The train, he said, was still there, and unable believing my luck, I sprinted towards the track where I found the train empty except for a few car cleaners, one of whom let me in to search the luggage racks where I was sure I’d been sitting. “I was sitting here, in this seat, facing backwards, with the pomegranate juice poster here in the corner and the restroom at the other end of the car,” I told him. My certainty regarding this fact made it even more upsetting that the computer was not there.

I searched the entire train, pushing the emergency exit doors in between cars open as I tromped angrily along, scanning what seemed like miles of luggage racks, searching in vain because I knew, somehow, that the computer was gone, just gone.

My feats of strength and rapidity in getting back to Grand Central in the face of imminent disaster had meant nothing. That I’d acted so quickly and done everything right somehow made it worse, as though, even though I’d been an idiot in leaving the laptop in the train in the first place, if I’d been even more careless and not realized my mistake for hours, then, maybe, I would have actually deserved this.

My laptop is old. A Mac PowerBook, nearly five years old and missing keys from many nights taking notes at town board meetings and pounding out stories. It fulfilled its life work, really, and I’ve been meaning to get a new one for a long time. So it’s not like I lost a valuable piece of equipment.

Still, I loved it. I loved its old familiarity and clunky charm. I loved the things I wrote on that computer, even if they were boring town board meeting stories for the local paper.

But besides my emotional attachment, I wasn’t too nervous about the actual data on the computer at first. While I’ve never backed the thing up (yes, I do know you’re supposed to) I felt like most things I’ve written ended up in print or on my blog, most pictures on my Flickr account and J’s uploaded our entire music collection to a desktop we have at home.

Then, however, regret levels rising, I started to remember. Almost all our honeymoon pictures in Costa Rica, taken before I’d started using an online picture-sharing site. The slide show of our trip to Italy that J created, along with the perfect accompanying music, that we'd shown to so many of our friends.

And perhaps worst of all was something J told me about later that night. His birding life list, all the species he's seen in order, including locations, was on that laptop.

The days since have included frequent trips to the Grand Central Terminal Lost and Found, where I line up behind commuters who've misplaced their umbrellas and cell phones. The man who works there knows me by now and is quick to tell me that my laptop isn't there. It's about time I give up, I realize.

I bought a new computer, something we'd been planning to do anyway and which suddenly became necessary. A cute little MacBook, lighter than my old laptop, with all its keys in place. It's very clean and fast, and I'm trying to love it but it's difficult. Maybe I would love my new laptop if I'd bought it because I wanted to, and not because I'd been too rushed to remember to take my laptop computer with me when I left the train one icy morning.

I take my new computer to work in my big work bag, the same bag where I put my wallet and keys and cell phone, a bag I'll never accidentally leave on the train.

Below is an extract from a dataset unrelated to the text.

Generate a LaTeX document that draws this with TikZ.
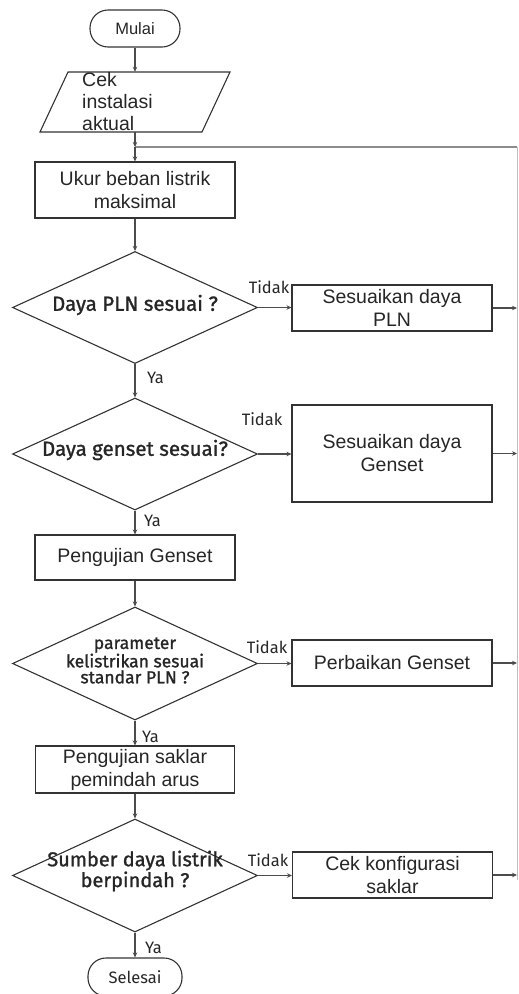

I have to remind myself that my mistake was just that, a mistake, that I should forgive myself, that J can recreate his bird list and the slide show, and that we'll never forget Costa Rica.

In an effort to try and get over it I downloaded the song "No One" by Alicia Keys, a song I shamelessly love, from the iTunes store onto my new MacBook the other day, making my replacement laptop seem a little more like a personal possession and less like a consolation prize. I think it helped. Maybe in a few months, maybe when it's warmer, I'll have grown attached. The laptop's keyboard won't be so clean and white, the screen so clear and unscathed, but it will be mine. Spring will come, a time for new beginnings. I'll clutch my bag tightly as I get ready to exit the train and, without casting a longing glance at the luggage rack, I'll move on.